[start]
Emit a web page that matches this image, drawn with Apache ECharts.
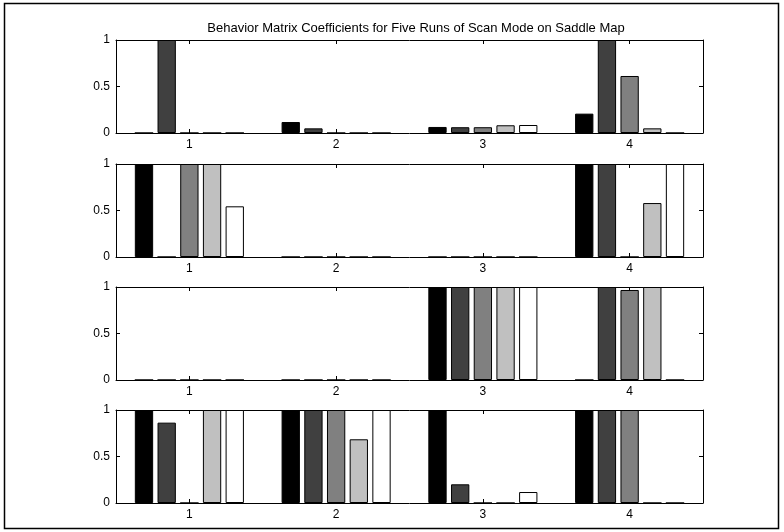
<!DOCTYPE html>
<html>
<head>
<meta charset="utf-8">
<script src="https://cdn.jsdelivr.net/npm/echarts@6/dist/echarts.min.js"></script>
<style>
  html, body { margin: 0; padding: 0; background: #fff; }
  #chart { width: 784px; height: 532px; }
</style>
</head>
<body>
<div id="chart"></div>
<script>
// Categories along each x axis
const categories = ['1', '2', '3', '4'];
// Y tick values shared by every panel
const yTicks = [0, 0.5, 1];

// Coefficients per panel: one row per run, one value per category
const panel1 = [
  [0, 0.118, 0.065, 0.208],
  [1, 0.05, 0.062, 1],
  [0, 0, 0.062, 0.613],
  [0, 0, 0.083, 0.05],
  [0, 0, 0.086, 0]
];
const panel2 = [
  [1, 0, 0, 1],
  [0, 0, 0, 1],
  [1, 0, 0, 0],
  [1, 0, 0, 0.58],
  [0.545, 0, 0, 1]
];
const panel3 = [
  [0, 0, 1, 0],
  [0, 0, 1, 1],
  [0, 0, 1, 0.968],
  [0, 0, 1, 1],
  [0, 0, 1, 0]
];
const panel4 = [
  [1, 1, 1, 1],
  [0.864, 1, 0.201, 1],
  [0, 1, 0, 1],
  [1, 0.685, 0, 0],
  [1, 1, 0.118, 0]
];

const panels = [panel1, panel2, panel3, panel4];
const runColors = ['#000000', '#404040', '#808080', '#c0c0c0', '#ffffff'];
const titleText = 'Behavior Matrix Coefficients for Five Runs of Scan Mode on Saddle Map';

const FONT = 'Liberation Sans, Arial, Helvetica, sans-serif';
const gridTops = [40, 164, 287, 410];
const gridHeight = 93;

const grid = [], xAxis = [], yAxis = [], series = [];

panels.forEach((panel, p) => {
  grid.push({ left: 116, right: 81, top: gridTops[p], height: gridHeight, containLabel: false });

  // bottom axis with labels, top axis for the box and ticks
  xAxis.push({
    type: 'category', gridIndex: p, data: categories, position: 'bottom',
    axisLine: { show: true, onZero: false, lineStyle: { color: '#000', width: 1 } },
    axisTick: { show: true, inside: true, alignWithLabel: true, length: 4, lineStyle: { color: '#000' } },
    axisLabel: { color: '#000', fontSize: 12, fontFamily: FONT, margin: 6 },
    splitLine: { show: false }
  });
  xAxis.push({
    type: 'category', gridIndex: p, data: categories, position: 'top',
    axisLine: { show: true, onZero: false, lineStyle: { color: '#000', width: 1 } },
    axisTick: { show: true, inside: true, alignWithLabel: true, length: 4, lineStyle: { color: '#000' } },
    axisLabel: { show: false },
    splitLine: { show: false }
  });
  const yCommon = {
    type: 'value', gridIndex: p, min: 0, max: 1, interval: 0.5,
    axisLine: { show: true, lineStyle: { color: '#000', width: 1 } },
    axisTick: { show: true, inside: true, length: 4, lineStyle: { color: '#000' } },
    splitLine: { show: false }
  };
  yAxis.push(Object.assign({}, yCommon, {
    position: 'left',
    axisLabel: {
      color: '#000', fontSize: 12, fontFamily: FONT, margin: 6,
      formatter: v => (yTicks.indexOf(v) >= 0 ? String(v) : '')
    }
  }));
  yAxis.push(Object.assign({}, yCommon, { position: 'right', axisLabel: { show: false } }));

  panel.forEach((runValues, r) => {
    series.push({
      type: 'bar',
      xAxisIndex: p * 2,
      yAxisIndex: p * 2,
      data: runValues,
      barWidth: 18.3,
      barGap: '24%',
      itemStyle: { color: runColors[r], borderColor: '#000', borderWidth: 1 },
      emphasis: { disabled: true },
      animation: false,
      clip: true
    });
  });
});

const chart = echarts.init(document.getElementById('chart'), null, { renderer: 'canvas' });
chart.setOption({
  backgroundColor: '#fff',
  animation: false,
  title: {
    text: titleText, left: 411, top: 17, textAlign: 'center',
    textStyle: { color: '#000', fontSize: 13, fontWeight: 'normal', fontFamily: FONT }
  },
  graphic: [{
    type: 'rect', silent: true,
    shape: { x: 4.5, y: 3.5, width: 774, height: 525 },
    style: { fill: 'none', stroke: '#000', lineWidth: 1.5 }
  }],
  grid, xAxis, yAxis, series
});
</script>
</body>
</html>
[end]
**Exercise requirements**
Every line of the data should be copied as it stands, without the images.

**The output**
Emit a web page that matches this image, drawn with Apache ECharts.
<!DOCTYPE html>
<html>
<head>
<meta charset="utf-8">
<script src="https://cdn.jsdelivr.net/npm/echarts@6/dist/echarts.min.js"></script>
<style>
  html, body { margin: 0; padding: 0; background: #fff; }
  #chart { width: 784px; height: 532px; }
</style>
</head>
<body>
<div id="chart"></div>
<script>
// Categories along each x axis
const categories = ['1', '2', '3', '4'];
// Y tick values shared by every panel
const yTicks = [0, 0.5, 1];

// Coefficients per panel: one row per run, one value per category
const panel1 = [
  [0, 0.118, 0.065, 0.208],
  [1, 0.05, 0.062, 1],
  [0, 0, 0.062, 0.613],
  [0, 0, 0.083, 0.05],
  [0, 0, 0.086, 0]
];
const panel2 = [
  [1, 0, 0, 1],
  [0, 0, 0, 1],
  [1, 0, 0, 0],
  [1, 0, 0, 0.58],
  [0.545, 0, 0, 1]
];
const panel3 = [
  [0, 0, 1, 0],
  [0, 0, 1, 1],
  [0, 0, 1, 0.968],
  [0, 0, 1, 1],
  [0, 0, 1, 0]
];
const panel4 = [
  [1, 1, 1, 1],
  [0.864, 1, 0.201, 1],
  [0, 1, 0, 1],
  [1, 0.685, 0, 0],
  [1, 1, 0.118, 0]
];

const panels = [panel1, panel2, panel3, panel4];
const runColors = ['#000000', '#404040', '#808080', '#c0c0c0', '#ffffff'];
const titleText = 'Behavior Matrix Coefficients for Five Runs of Scan Mode on Saddle Map';

const FONT = 'Liberation Sans, Arial, Helvetica, sans-serif';
const gridTops = [40, 164, 287, 410];
const gridHeight = 93;

const grid = [], xAxis = [], yAxis = [], series = [];

panels.forEach((panel, p) => {
  grid.push({ left: 116, right: 81, top: gridTops[p], height: gridHeight, containLabel: false });

  // bottom axis with labels, top axis for the box and ticks
  xAxis.push({
    type: 'category', gridIndex: p, data: categories, position: 'bottom',
    axisLine: { show: true, onZero: false, lineStyle: { color: '#000', width: 1 } },
    axisTick: { show: true, inside: true, alignWithLabel: true, length: 4, lineStyle: { color: '#000' } },
    axisLabel: { color: '#000', fontSize: 12, fontFamily: FONT, margin: 6 },
    splitLine: { show: false }
  });
  xAxis.push({
    type: 'category', gridIndex: p, data: categories, position: 'top',
    axisLine: { show: true, onZero: false, lineStyle: { color: '#000', width: 1 } },
    axisTick: { show: true, inside: true, alignWithLabel: true, length: 4, lineStyle: { color: '#000' } },
    axisLabel: { show: false },
    splitLine: { show: false }
  });
  const yCommon = {
    type: 'value', gridIndex: p, min: 0, max: 1, interval: 0.5,
    axisLine: { show: true, lineStyle: { color: '#000', width: 1 } },
    axisTick: { show: true, inside: true, length: 4, lineStyle: { color: '#000' } },
    splitLine: { show: false }
  };
  yAxis.push(Object.assign({}, yCommon, {
    position: 'left',
    axisLabel: {
      color: '#000', fontSize: 12, fontFamily: FONT, margin: 6,
      formatter: v => (yTicks.indexOf(v) >= 0 ? String(v) : '')
    }
  }));
  yAxis.push(Object.assign({}, yCommon, { position: 'right', axisLabel: { show: false } }));

  panel.forEach((runValues, r) => {
    series.push({
      type: 'bar',
      xAxisIndex: p * 2,
      yAxisIndex: p * 2,
      data: runValues,
      barWidth: 18.3,
      barGap: '24%',
      itemStyle: { color: runColors[r], borderColor: '#000', borderWidth: 1 },
      emphasis: { disabled: true },
      animation: false,
      clip: true
    });
  });
});

const chart = echarts.init(document.getElementById('chart'), null, { renderer: 'canvas' });
chart.setOption({
  backgroundColor: '#fff',
  animation: false,
  title: {
    text: titleText, left: 411, top: 17, textAlign: 'center',
    textStyle: { color: '#000', fontSize: 13, fontWeight: 'normal', fontFamily: FONT }
  },
  graphic: [{
    type: 'rect', silent: true,
    shape: { x: 4.5, y: 3.5, width: 774, height: 525 },
    style: { fill: 'none', stroke: '#000', lineWidth: 1.5 }
  }],
  grid, xAxis, yAxis, series
});
</script>
</body>
</html>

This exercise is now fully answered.